An openness and flair for casual invention characterizes the videos the organizers have called for, with the option for artists to use a smartphone to film anything including readings of portions cut from a play; displays of new designs; performances of new songs or dances; or of any of the presumably many things that recently got canceled amidst this crisis. Taylor Mac has recorded, in many sections, footage of judy sitting on a rock, reading judy’s recent Tony-nominated play Gary: A Sequel to Titus Andronicus. Mac explains, “The Trickle Up is a network where you would see stuff you would never otherwise get to see. When else are you going to see the playwright read their entire play?” The artists aim to begin the project as a grassroots effort among New York artists—who themselves represent various corners of the country and world—and see if and how it might expand to artists elsewhere from there.

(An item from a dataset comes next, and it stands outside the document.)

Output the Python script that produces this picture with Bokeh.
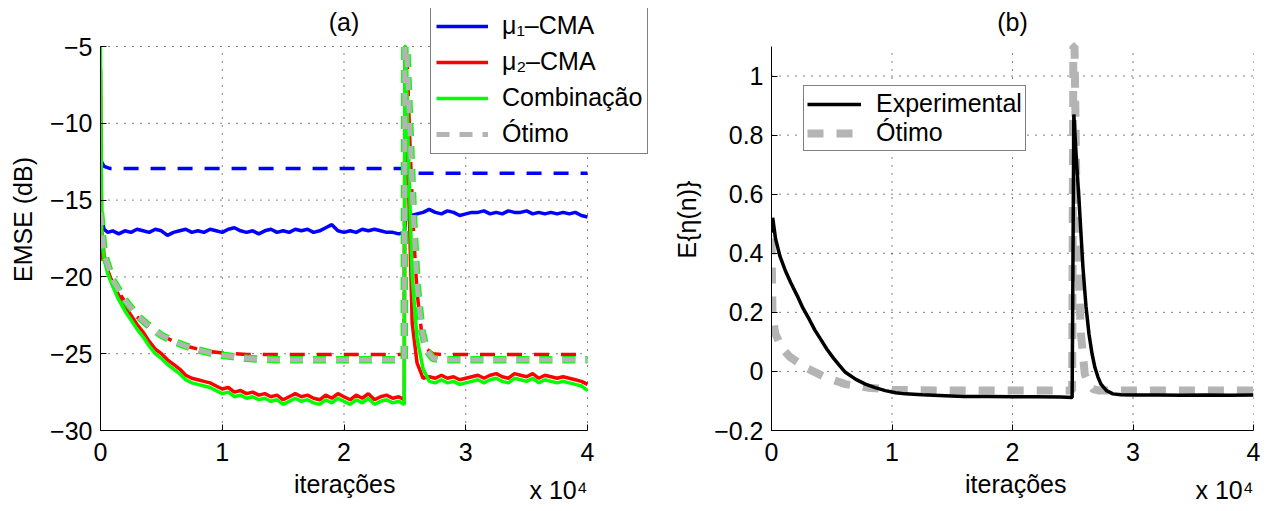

Mac says, “I was at a theater and overheard somebody in the lobby say that yesterday she had three jobs and today she had zero jobs. This was a person living week-to-week already, and on my way home, I thought, ‘how is she going to survive, and what can we do to help someone in this position?’ As so many of us are people who currently or historically have lived below the poverty line, we know how hard it is to do basic things like buy groceries, and also we know how much a big lump sum like $10,000 can change your life. My first grant was $7,000 from the Peter S. Reed Foundation and was thanks to another artist, Elizabeth Swados, putting my name on the list of recipients. At the time I had no money and was racing to pay basic necessities. Getting that grant changed everything. Our hope is that we can do the same for an unprecedented number of artists. Both in this time of heightened need and moving forward. Every year.”